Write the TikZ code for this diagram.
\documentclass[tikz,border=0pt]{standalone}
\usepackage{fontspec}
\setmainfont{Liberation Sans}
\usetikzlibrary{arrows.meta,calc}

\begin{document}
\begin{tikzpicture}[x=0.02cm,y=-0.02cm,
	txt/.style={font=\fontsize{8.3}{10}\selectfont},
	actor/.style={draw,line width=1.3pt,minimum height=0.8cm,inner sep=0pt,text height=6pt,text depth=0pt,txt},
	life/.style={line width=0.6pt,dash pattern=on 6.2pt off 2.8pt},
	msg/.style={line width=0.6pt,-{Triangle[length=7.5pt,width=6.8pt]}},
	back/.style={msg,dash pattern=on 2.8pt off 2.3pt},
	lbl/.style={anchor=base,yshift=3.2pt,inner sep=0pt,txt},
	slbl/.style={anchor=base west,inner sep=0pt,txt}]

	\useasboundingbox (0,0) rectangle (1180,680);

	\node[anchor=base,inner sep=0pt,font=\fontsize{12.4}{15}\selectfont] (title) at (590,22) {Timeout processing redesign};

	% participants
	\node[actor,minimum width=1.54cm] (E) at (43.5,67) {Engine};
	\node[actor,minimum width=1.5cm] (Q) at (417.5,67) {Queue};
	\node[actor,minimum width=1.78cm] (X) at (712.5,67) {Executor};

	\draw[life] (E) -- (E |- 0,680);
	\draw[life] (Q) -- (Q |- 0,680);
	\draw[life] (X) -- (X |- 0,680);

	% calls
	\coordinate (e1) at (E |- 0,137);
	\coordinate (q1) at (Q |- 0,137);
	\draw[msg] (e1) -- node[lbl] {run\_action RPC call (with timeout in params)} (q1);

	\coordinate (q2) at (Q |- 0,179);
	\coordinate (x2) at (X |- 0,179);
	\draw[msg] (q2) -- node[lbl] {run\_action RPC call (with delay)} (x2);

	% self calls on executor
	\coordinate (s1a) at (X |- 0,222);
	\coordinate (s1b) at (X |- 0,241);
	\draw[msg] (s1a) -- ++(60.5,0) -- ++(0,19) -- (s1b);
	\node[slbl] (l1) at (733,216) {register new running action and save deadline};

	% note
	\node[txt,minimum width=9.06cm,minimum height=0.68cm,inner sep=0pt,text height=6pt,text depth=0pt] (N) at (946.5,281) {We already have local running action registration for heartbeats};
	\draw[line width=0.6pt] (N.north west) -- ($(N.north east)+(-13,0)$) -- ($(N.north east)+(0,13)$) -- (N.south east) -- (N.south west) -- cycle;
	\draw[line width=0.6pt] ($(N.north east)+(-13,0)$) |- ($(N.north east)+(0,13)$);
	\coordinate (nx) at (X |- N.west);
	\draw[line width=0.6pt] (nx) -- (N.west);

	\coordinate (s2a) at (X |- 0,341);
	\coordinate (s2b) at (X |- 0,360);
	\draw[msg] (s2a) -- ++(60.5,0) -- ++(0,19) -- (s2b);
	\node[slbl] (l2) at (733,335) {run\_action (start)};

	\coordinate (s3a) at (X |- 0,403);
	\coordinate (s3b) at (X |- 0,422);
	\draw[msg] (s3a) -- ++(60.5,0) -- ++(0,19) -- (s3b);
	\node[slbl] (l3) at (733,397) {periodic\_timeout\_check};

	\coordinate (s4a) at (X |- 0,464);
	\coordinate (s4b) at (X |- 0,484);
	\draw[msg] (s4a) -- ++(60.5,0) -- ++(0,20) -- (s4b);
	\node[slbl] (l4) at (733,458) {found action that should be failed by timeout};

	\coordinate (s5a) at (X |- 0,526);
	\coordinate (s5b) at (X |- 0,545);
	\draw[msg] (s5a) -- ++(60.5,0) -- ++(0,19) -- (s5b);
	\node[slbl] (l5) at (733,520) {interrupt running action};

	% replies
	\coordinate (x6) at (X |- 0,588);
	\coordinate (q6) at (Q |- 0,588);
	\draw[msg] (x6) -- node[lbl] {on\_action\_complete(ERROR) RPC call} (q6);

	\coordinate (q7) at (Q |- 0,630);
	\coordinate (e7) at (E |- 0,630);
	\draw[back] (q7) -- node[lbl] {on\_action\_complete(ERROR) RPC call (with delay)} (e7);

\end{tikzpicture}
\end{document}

◆ ◆ ◆

## TASK TO COMPLETE
What is needed is an exact copy of the lines from the start of the listing through the line where "(0,0) rectangle (1180,680);" sits, please, both end lines included and nothing more.

## SOLVED EXERCISE
Write the TikZ code for this diagram.
\documentclass[tikz,border=0pt]{standalone}
\usepackage{fontspec}
\setmainfont{Liberation Sans}
\usetikzlibrary{arrows.meta,calc}

\begin{document}
\begin{tikzpicture}[x=0.02cm,y=-0.02cm,
	txt/.style={font=\fontsize{8.3}{10}\selectfont},
	actor/.style={draw,line width=1.3pt,minimum height=0.8cm,inner sep=0pt,text height=6pt,text depth=0pt,txt},
	life/.style={line width=0.6pt,dash pattern=on 6.2pt off 2.8pt},
	msg/.style={line width=0.6pt,-{Triangle[length=7.5pt,width=6.8pt]}},
	back/.style={msg,dash pattern=on 2.8pt off 2.3pt},
	lbl/.style={anchor=base,yshift=3.2pt,inner sep=0pt,txt},
	slbl/.style={anchor=base west,inner sep=0pt,txt}]

	\useasboundingbox (0,0) rectangle (1180,680);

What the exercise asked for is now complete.